**WHAT YOU HAVE TO DO:**
From the listing below, output the lines between the one with "Write the Plotly.js code for this chart." and the one with "['#ff0000', '#ffff00', '#00ff00', '#0000ff', '#000080'];", including those two, and nothing else. Pictures are not copied.

**GIVEN DATA:**
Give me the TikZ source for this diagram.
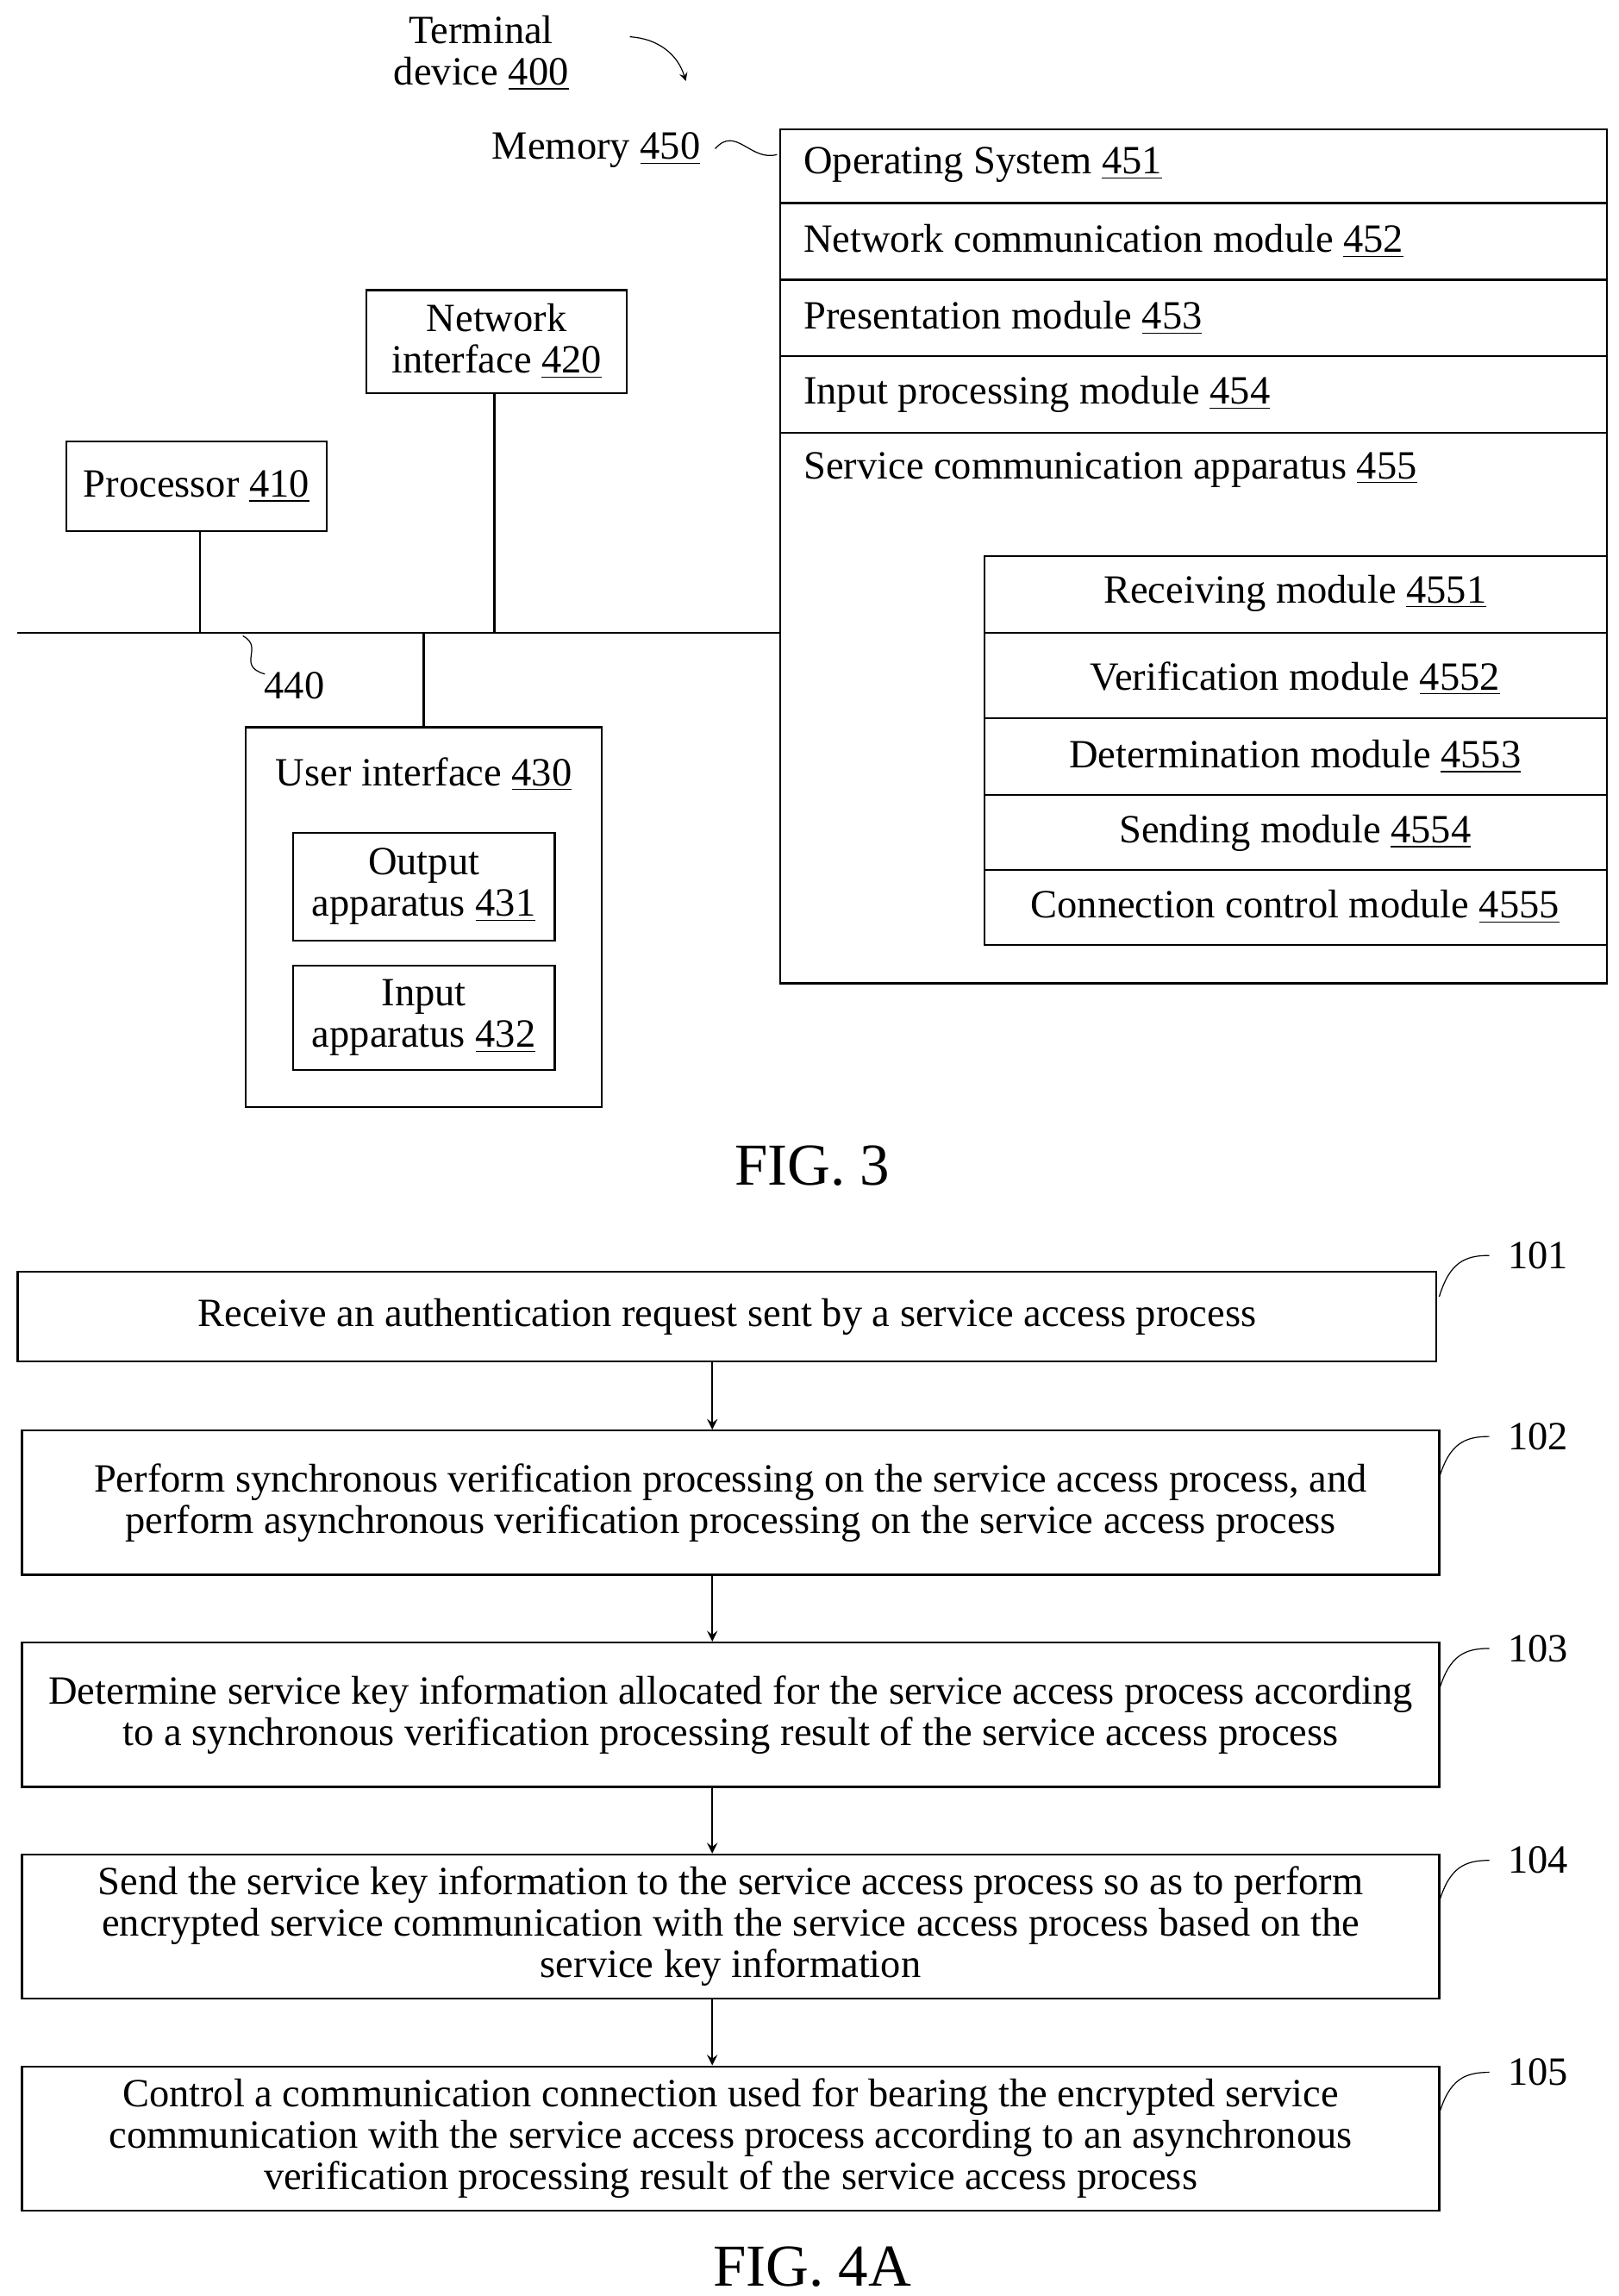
* * *
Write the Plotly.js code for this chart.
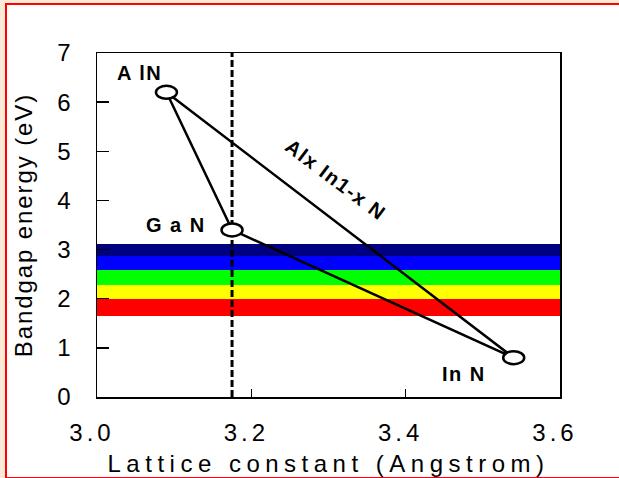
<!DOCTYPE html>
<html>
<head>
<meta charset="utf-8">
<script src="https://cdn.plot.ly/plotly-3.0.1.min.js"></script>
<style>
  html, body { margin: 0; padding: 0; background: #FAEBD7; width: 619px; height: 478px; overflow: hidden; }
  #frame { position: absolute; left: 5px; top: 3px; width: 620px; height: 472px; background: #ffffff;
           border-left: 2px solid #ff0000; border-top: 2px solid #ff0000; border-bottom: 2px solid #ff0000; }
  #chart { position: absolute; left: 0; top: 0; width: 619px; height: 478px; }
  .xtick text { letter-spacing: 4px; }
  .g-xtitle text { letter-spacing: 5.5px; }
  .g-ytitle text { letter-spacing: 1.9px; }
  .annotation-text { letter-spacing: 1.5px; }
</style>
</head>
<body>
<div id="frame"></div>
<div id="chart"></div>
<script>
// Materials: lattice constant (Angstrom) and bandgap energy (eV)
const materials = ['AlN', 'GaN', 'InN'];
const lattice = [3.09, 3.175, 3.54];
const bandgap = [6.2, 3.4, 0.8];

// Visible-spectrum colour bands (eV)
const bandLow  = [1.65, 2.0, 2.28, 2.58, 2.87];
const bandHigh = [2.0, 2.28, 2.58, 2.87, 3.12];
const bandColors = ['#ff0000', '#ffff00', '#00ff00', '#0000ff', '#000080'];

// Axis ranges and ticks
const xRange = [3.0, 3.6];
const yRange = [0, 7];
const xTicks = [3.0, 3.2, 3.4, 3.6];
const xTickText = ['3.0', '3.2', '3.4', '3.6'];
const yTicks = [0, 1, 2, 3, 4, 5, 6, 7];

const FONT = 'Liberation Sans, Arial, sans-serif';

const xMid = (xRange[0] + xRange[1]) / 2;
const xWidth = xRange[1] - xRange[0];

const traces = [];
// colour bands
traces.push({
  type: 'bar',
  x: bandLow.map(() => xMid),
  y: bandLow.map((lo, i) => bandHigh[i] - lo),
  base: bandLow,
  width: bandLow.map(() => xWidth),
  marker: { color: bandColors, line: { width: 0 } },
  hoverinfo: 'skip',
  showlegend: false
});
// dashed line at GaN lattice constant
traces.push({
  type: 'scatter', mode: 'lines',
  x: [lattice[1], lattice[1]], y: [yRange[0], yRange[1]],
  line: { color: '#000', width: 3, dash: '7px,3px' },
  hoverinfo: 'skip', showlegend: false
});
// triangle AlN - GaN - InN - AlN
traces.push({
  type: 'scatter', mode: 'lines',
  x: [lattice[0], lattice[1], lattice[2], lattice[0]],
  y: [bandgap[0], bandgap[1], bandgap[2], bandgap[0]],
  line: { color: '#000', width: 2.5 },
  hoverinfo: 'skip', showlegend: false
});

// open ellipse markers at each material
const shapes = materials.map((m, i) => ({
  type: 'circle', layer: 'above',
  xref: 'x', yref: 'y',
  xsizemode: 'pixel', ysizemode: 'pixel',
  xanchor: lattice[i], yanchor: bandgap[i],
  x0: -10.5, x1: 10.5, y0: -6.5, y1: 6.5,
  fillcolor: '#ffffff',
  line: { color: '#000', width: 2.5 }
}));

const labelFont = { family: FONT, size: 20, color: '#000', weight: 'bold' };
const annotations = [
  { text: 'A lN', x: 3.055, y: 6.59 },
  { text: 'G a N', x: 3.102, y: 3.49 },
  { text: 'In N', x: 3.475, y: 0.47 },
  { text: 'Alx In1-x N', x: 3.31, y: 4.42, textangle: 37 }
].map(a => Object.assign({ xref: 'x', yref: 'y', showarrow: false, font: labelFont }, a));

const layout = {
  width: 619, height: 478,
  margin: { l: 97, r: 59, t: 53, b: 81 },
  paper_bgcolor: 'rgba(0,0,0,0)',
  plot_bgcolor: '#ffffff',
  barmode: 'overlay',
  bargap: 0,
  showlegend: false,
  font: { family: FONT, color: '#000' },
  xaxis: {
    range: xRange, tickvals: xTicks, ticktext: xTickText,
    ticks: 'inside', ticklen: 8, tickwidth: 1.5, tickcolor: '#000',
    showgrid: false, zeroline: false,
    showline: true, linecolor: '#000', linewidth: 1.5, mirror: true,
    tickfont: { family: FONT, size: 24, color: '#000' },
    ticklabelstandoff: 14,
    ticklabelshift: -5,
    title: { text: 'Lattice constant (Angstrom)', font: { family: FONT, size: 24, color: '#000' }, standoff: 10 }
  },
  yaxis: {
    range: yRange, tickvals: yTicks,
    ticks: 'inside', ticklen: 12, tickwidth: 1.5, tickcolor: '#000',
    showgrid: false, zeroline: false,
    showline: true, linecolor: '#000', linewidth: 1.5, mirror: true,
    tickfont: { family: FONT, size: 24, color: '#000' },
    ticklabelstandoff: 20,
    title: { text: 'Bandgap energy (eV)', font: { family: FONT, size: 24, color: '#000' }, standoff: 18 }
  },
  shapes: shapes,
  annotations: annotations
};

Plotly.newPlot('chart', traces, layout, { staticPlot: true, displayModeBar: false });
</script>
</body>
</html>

**SOLVED EXERCISE:**
Write the Plotly.js code for this chart.
<!DOCTYPE html>
<html>
<head>
<meta charset="utf-8">
<script src="https://cdn.plot.ly/plotly-3.0.1.min.js"></script>
<style>
  html, body { margin: 0; padding: 0; background: #FAEBD7; width: 619px; height: 478px; overflow: hidden; }
  #frame { position: absolute; left: 5px; top: 3px; width: 620px; height: 472px; background: #ffffff;
           border-left: 2px solid #ff0000; border-top: 2px solid #ff0000; border-bottom: 2px solid #ff0000; }
  #chart { position: absolute; left: 0; top: 0; width: 619px; height: 478px; }
  .xtick text { letter-spacing: 4px; }
  .g-xtitle text { letter-spacing: 5.5px; }
  .g-ytitle text { letter-spacing: 1.9px; }
  .annotation-text { letter-spacing: 1.5px; }
</style>
</head>
<body>
<div id="frame"></div>
<div id="chart"></div>
<script>
// Materials: lattice constant (Angstrom) and bandgap energy (eV)
const materials = ['AlN', 'GaN', 'InN'];
const lattice = [3.09, 3.175, 3.54];
const bandgap = [6.2, 3.4, 0.8];

// Visible-spectrum colour bands (eV)
const bandLow  = [1.65, 2.0, 2.28, 2.58, 2.87];
const bandHigh = [2.0, 2.28, 2.58, 2.87, 3.12];
const bandColors = ['#ff0000', '#ffff00', '#00ff00', '#0000ff', '#000080'];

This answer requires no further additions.